Construct the remainder of the common emitter amplifier circuit. Building on the circuit from the previous step, add the capacitors & connect the input to the tape head to create the full common-emitter amplifier circuit. At this point, you can test a cassette tape, measuring the output with an oscilloscope probe. The signal may look noisy, but as long as it’s in a detectable range on the order of about 10 mV peak-to-peak, the circuit should be working properly.

Build an inverting amplifier. Here, we construct the next stage of our circuit, the inverting amplifier. Construct the circuit below with the relevant resistors & capacitors and an LM4562 op-amp. Ensure that pins 8 and 4 (V+ & V- rails) of the op-amp are at +15V and -15V respectively. I used pin 1 for the output and pins 2 & 3 for the inverting & non-inverting inputs respectively. These pins come from the op-amp datasheet, with the pinout attached in supporting files. If using a different op-amp, ensure that you consult the datasheet for the right pins. After constructing this circuit, you can connect the output from the first common-emitter amplifier stage to the input, and test the output with an amplified speaker. It’s a good idea to start with the speaker at a minimum volume, then progressively increase until you hear sound.

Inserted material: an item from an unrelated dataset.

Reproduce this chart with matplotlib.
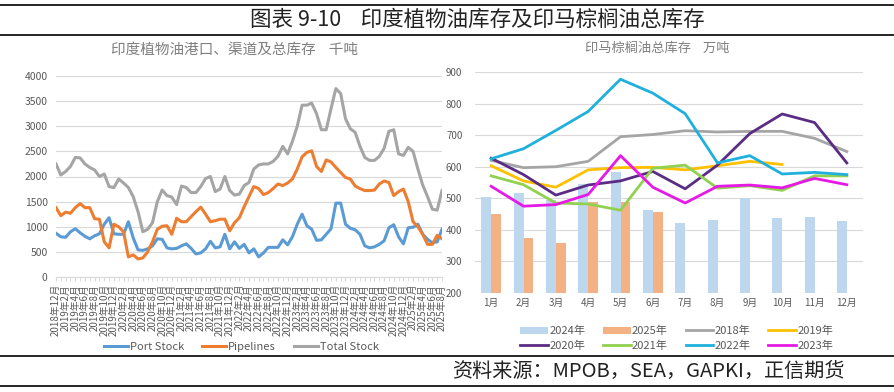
import numpy as np
import matplotlib
matplotlib.use('Agg')
import matplotlib.pyplot as plt
from matplotlib.lines import Line2D

plt.rcParams['font.family'] = ['Noto Sans CJK SC', 'DejaVu Sans']

# 左图：印度植物油库存（千吨），2018年12月 - 2025年8月
months = []
for y in range(2018, 2026):
    for m in range(1, 13):
        if (y == 2018 and m < 12) or (y == 2025 and m > 8):
            continue
        months.append('%d年%d月' % (y, m))

port_stock = [870, 800, 790, 900, 960, 880, 810, 760, 820, 860, 1050, 1180, 860, 850, 850, 1100,
              780, 540, 530, 560, 620, 760, 750, 580, 560, 570, 620, 660, 570, 460, 480, 560,
              710, 580, 600, 850, 560, 700, 570, 650, 480, 560, 400, 480, 590, 590, 590, 740,
              640, 800, 1050, 1250, 1020, 950, 730, 740, 850, 960, 1470, 1470, 1050, 970, 940, 850,
              620, 580, 600, 650, 720, 980, 1040, 800, 660, 980, 990, 1050, 850, 750, 680, 700, 950]
pipelines = [1380, 1220, 1290, 1270, 1380, 1460, 1380, 1380, 1160, 1150, 700, 580, 1050, 1000, 900, 400,
             440, 360, 380, 500, 700, 950, 1010, 1020, 850, 1170, 1100, 1100, 1200, 1300, 1390, 1250,
             1100, 1120, 1150, 1150, 920, 1080, 1180, 1400, 1600, 1800, 1760, 1640, 1680, 1760, 1850, 1820,
             1870, 1950, 2150, 2390, 2480, 2510, 2200, 2100, 2330, 2290, 2180, 2080, 1980, 1950, 1810, 1760,
             1720, 1720, 1730, 1850, 1910, 1880, 1620, 1700, 1750, 1500, 1100, 1000, 850, 650, 650, 830, 760]
total_stock = [2250, 2030, 2100, 2200, 2380, 2370, 2250, 2180, 2130, 2000, 2050, 1800, 1780, 1950, 1870, 1780,
               1600, 1300, 900, 950, 1080, 1500, 1730, 1620, 1590, 1440, 1810, 1780, 1680, 1680, 1800, 1960,
               2000, 1700, 1750, 2000, 1720, 1630, 1650, 1820, 1880, 2150, 2230, 2250, 2250, 2300, 2400, 2600,
               2450, 2700, 3000, 3420, 3420, 3460, 3250, 2930, 2930, 3350, 3750, 3650, 3150, 2950, 2880, 2600,
               2380, 2320, 2320, 2400, 2560, 2900, 2930, 2450, 2420, 2580, 2500, 2150, 1830, 1600, 1350, 1330, 1720]

# 右图：印马棕榈油总库存（万吨）
month_labels = ['%d月' % m for m in range(1, 13)]
bar_2024 = [505, 518, 495, 545, 584, 464, 423, 432, 502, 438, 441, 428]
bar_2025 = [450, 375, 357, 489, 489, 455]
line_2018 = [620, 597, 600, 617, 695, 702, 714, 710, 712, 712, 690, 648]
line_2019 = [603, 555, 535, 590, 597, 598, 590, 603, 617, 607]
line_2020 = [627, 575, 510, 542, 555, 585, 530, 605, 705, 767, 740, 612]
line_2021 = [571, 543, 485, 482, 462, 595, 605, 532, 540, 525, 571, 571]
line_2022 = [625, 657, 715, 775, 877, 833, 768, 612, 635, 577, 582, 575]
line_2023 = [538, 475, 480, 512, 635, 535, 485, 538, 542, 533, 563, 543]

W, H = 895, 392
fig = plt.figure(figsize=(W / 100, H / 100), dpi=100)

def px_axes(x0, y0, x1, y1):
    return fig.add_axes([x0 / W, 1 - y1 / H, (x1 - x0) / W, (y1 - y0) / H])

# 标题和横线
for yy in [5, 35, 356, 386]:
    fig.add_artist(Line2D([0, 1], [1 - yy / H, 1 - yy / H], color='black', lw=1.2))
fig.text(0.533, 1 - 20 / H, '图表 9-10    印度植物油库存及印马棕榈油总库存', ha='center', va='center',
         fontsize=15.5, color='#222222')
fig.text(845 / W, 1 - 371 / H, '资料来源：MPOB，SEA，GAPKI，正信期货', ha='right', va='center',
         fontsize=14.5, color='#222222')
# 子图标题
fig.text(235 / W, 1 - 50 / H, '印度植物油港口、渠道及总库存    千吨', ha='center', va='center',
         fontsize=10.5, color='#7F7F7F')
fig.text(657 / W, 1 - 48 / H, '印马棕榈油总库存    万吨', ha='center', va='center',
         fontsize=9.5, color='#7F7F7F')

grey = '#595959'

# 左图
ax1 = px_axes(56, 76, 442, 277)
x = np.arange(len(months))
ax1.plot(x, port_stock, color='#5B9BD5', lw=2.2, label='Port Stock')
ax1.plot(x, pipelines, color='#ED7D31', lw=2.2, label='Pipelines')
ax1.plot(x, total_stock, color='#A5A5A5', lw=2.2, label='Total Stock')
ax1.set_xlim(0, len(months) - 1)
ax1.set_ylim(0, 4000)
ax1.set_yticks(np.arange(0, 4001, 500))
ax1.yaxis.grid(True, color='#D9D9D9', lw=0.8)
ax1.set_axisbelow(True)
ax1.set_xticks(x[::2])
ax1.set_xticklabels(months[::2], rotation=90, fontsize=7, color=grey)
ax1.set_xticks(x, minor=True)
ax1.tick_params(axis='x', which='both', length=3, color='#D9D9D9', pad=2)
ax1.tick_params(axis='y', length=0, labelsize=7.5, labelcolor=grey, pad=6)
for s in ['top', 'right', 'left']:
    ax1.spines[s].set_visible(False)
ax1.spines['bottom'].set_color('#D9D9D9')
ax1.legend(loc='center', bbox_to_anchor=(0.48, -0.35), ncol=3, frameon=False, fontsize=8,
           labelcolor=grey, handlelength=2.2, columnspacing=1.6, handletextpad=0.15)

# 右图
ax2 = px_axes(475, 72, 863, 293)
xm = np.arange(12)
ax2.bar(xm - 0.15, bar_2024, width=0.3, color='#BDD7EE', label='2024年')
ax2.bar(np.arange(len(bar_2025)) + 0.15, bar_2025, width=0.3, color='#F4B183', label='2025年')
ax2.plot(xm, line_2018, color='#A5A5A5', lw=2, label='2018年')
ax2.plot(np.arange(len(line_2019)), line_2019, color='#FFC000', lw=2, label='2019年')
ax2.plot(xm, line_2020, color='#5B2C83', lw=2, label='2020年')
ax2.plot(xm, line_2021, color='#92D050', lw=2, label='2021年')
ax2.plot(xm, line_2022, color='#1FB0DC', lw=2, label='2022年')
ax2.plot(xm, line_2023, color='#E619E6', lw=2, label='2023年')
ax2.set_xlim(-0.5, 11.5)
ax2.set_ylim(200, 900)
ax2.set_yticks(np.arange(200, 901, 100))
ax2.set_xticks(xm)
ax2.set_xticklabels(month_labels, fontsize=7, color=grey)
ax2.yaxis.grid(True, color='#D9D9D9', lw=0.8)
ax2.set_axisbelow(True)
ax2.tick_params(axis='both', length=0, labelsize=7, labelcolor=grey)
ax2.tick_params(axis='y', pad=9)
for s in ['top', 'right', 'left', 'bottom']:
    ax2.spines[s].set_visible(False)

handles, labels = ax2.get_legend_handles_labels()
# 图例按行排列：2024年 2025年 2018年 2019年 / 2020年 2021年 2022年 2023年
by_label = dict(zip(labels, handles))
order = ['2024年', '2020年', '2025年', '2021年', '2018年', '2022年', '2019年', '2023年']
ax2.legend([by_label[k] for k in order], order, loc='center', bbox_to_anchor=(0.52, -0.205), ncol=4,
           frameon=False, fontsize=8, labelcolor=grey, handlelength=2.5, columnspacing=1.6,
           handletextpad=0.1, labelspacing=0.35)

fig.savefig('out.png', dpi=100)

Create and Characterize an RC equalization circuit. Using the 160kΩ resistor and the 1 nF capacitor, build the following high-pass filter circuit. The audio output will be connected to the resistor, but to test the filter, you can connect a function generator to the input, and an oscilloscope across the capacitor (this part is also optional). With a 5V peak-to-peak sine wave, start at a 20 Hz signal and gradually increase the frequency. The 20 Hz signal should be close to the full 5V peak-to-peak, which should drop to about 1V by 500 Hz. Up to 20000 Hz, the output should decrease further to about 0.1V. Attached in the supporting files is a frequency response curve for this circuit, which you could replicate by plotting 1-(Vout/Vin) against the frequency. We characterize the corresponding low-pass filter instead of the high-pass filter to avoid creating a ground loop by measuring the voltage across the resistor. Keeping the capacitor between the resistor and ground also helps to reduce noise from the ground connection.

Connect the different functional blocks. At this point, we’re almost done! Following the functional diagram below, connect the tape head to the common emitter amplifier, connect the common emitter amplifier output to the inverting amplifier, connect the common emitter amplifier to the RC high pass filter, and connect your amplified speaker across the final 160 kΩ resistor! One final step we will take to reduce circuit noise is to connect 47nF capacitors between the voltage rails (+15V, -15V, and +3.3V) and ground. The +1.6V rail only powers the motor, so noise from this rail does not affect sound quality.

Test the Output! With our circuit fully constructed, pick your favorite cassette, push the play button on the cassette chassis to bring the playback head into contact with the tape, turn on the power supplies, and switch on the speaker and the cassette motor.